The U.S. economy has lost 1-1.5 million jobs since "the recession ended and the recovery began" in June; it has lost 5-5.2 million jobs with Obama in the White House; it has eliminated, since his "stimulus" act became law, over 400,000 construction jobs and more than 400,000 manufacturing jobs.
Even the clueless Republicans are starting to shout, "Do something now about jobs, not healthcare!" For millions of furious Americans, the slogan may be "Stop the killer 'recovery' before it kills us all! Move earth—build infrastructure—stop bailouts and create jobs."
The dumb President was at a loss, in a noon statement from the White House Rose Garden; he had been told by advisors like Larry Summers and Peter Orszag, after all, that unemployment wouldn't go above 7.8% after his "stimulus" act passed. All the President could come up with, is a claim that the law he'd just signed extending Federal unemployment benefits for 14 weeks, was a new job-creator! And that the extension of the homebuyer's tax-credit boondoggle for eight more months would create jobs, too.
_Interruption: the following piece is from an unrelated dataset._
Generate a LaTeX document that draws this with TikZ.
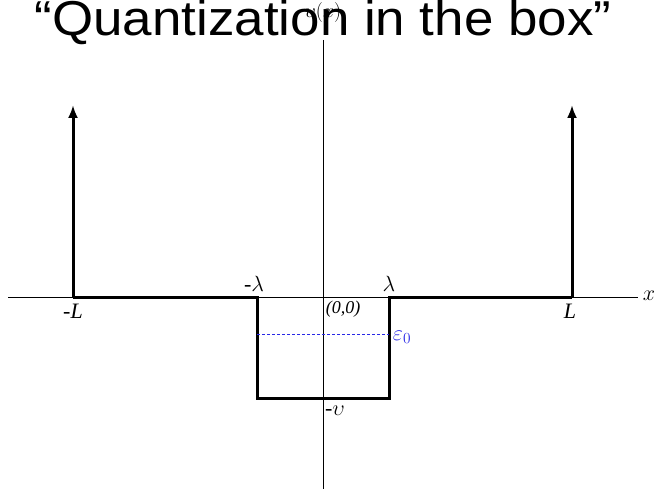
\documentclass[tikz,border=0pt]{standalone}
\usepackage{fontspec}
\usepackage{fix-cm}
\setmainfont{Liberation Serif}
\newfontfamily\titlefont{Liberation Sans}
\usetikzlibrary{arrows.meta}
\definecolor{levelblue}{RGB}{40,40,230}
\begin{document}
\begin{tikzpicture}[x=1pt,y=-1pt,
  axis/.style={line width=1pt,black},
  thick line/.style={line width=3pt,black,line join=miter},
  wall/.style={line width=3pt,black,-{Latex[length=13pt,width=10pt]}},
  lbl/.style={font=\fontsize{22}{22}\selectfont,inner sep=0pt}]
\useasboundingbox (0,0) rectangle (658,489);
% title
\node[inner sep=0pt,anchor=base,xscale=1.08,font=\titlefont\fontsize{49}{49}\selectfont] (title) at (323,36) {“Quantization in the box”};
% axes
\coordinate (xl) at (8,297);
\coordinate (xr) at (638,297);
\coordinate (yt) at (323,40);
\coordinate (yb) at (323,489);
\draw[axis] (xl) -- (xr);
\draw[axis] (yt) -- (yb);
% potential
\coordinate (mL) at (73,297);
\coordinate (ml) at (257,297);
\coordinate (mlb) at (257,398);
\coordinate (plb) at (389,398);
\coordinate (pl) at (389,297);
\coordinate (pL) at (572,297);
\coordinate (mLt) at (73,105);
\coordinate (pLt) at (572,105);
\draw[thick line] (mL) -- (ml) -- (mlb) -- (plb) -- (pl) -- (pL);
\draw[wall] (mL) -- (mLt);
\draw[wall] (pL) -- (pLt);
% energy level
\coordinate (e1) at (257,334);
\coordinate (e2) at (389,334);
\draw[levelblue,line width=1pt,dash pattern=on 3pt off 2pt] (e1) -- (e2);
% labels
\node[lbl] (lml) at (254,284) {-$\lambda$};
\node[lbl] (lpl) at (389,284) {$\lambda$};
\node[lbl,font=\fontsize{18}{18}\selectfont\itshape] (lorig) at (343,309) {(0,0)};
\node[lbl] (lmL) at (73,311) {-\textit{L}};
\node[lbl] (lpL) at (570,311) {\textit{L}};
\node[lbl] (lx) at (649,296) {$x$};
\node[lbl] (lmv) at (335,411) {-$\upsilon$};
\node[lbl,text=levelblue] (leps) at (402,337) {$\varepsilon_0$};
\node[lbl,font=\fontsize{20}{20}\selectfont] (lvx) at (323,13) {$\upsilon(x)$};
\end{tikzpicture}
\end{document}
These were nonsense statements.
What really happened to unemployment in October was a bright red marker for the economic/financial breakdown point Lyndon LaRouche had insisted was going to be reached that month. BLS reported 190,000 more jobs eliminated by businesses and government agencies that month. But its demographic survey of American households suggested something far worse: that just under 600,000 Americans became newly unemployed in October, and 260,000 of them dropped out of the labor force in discouragement. That is a collapse, as LaRouche was forecasting it.
His proposal of bankruptcy reorganization of the banking/monetary system and a "four powers" credit system for infrastructure launched by the United States, China, Russia, and India, will work to reverse that collapse; no other policy will.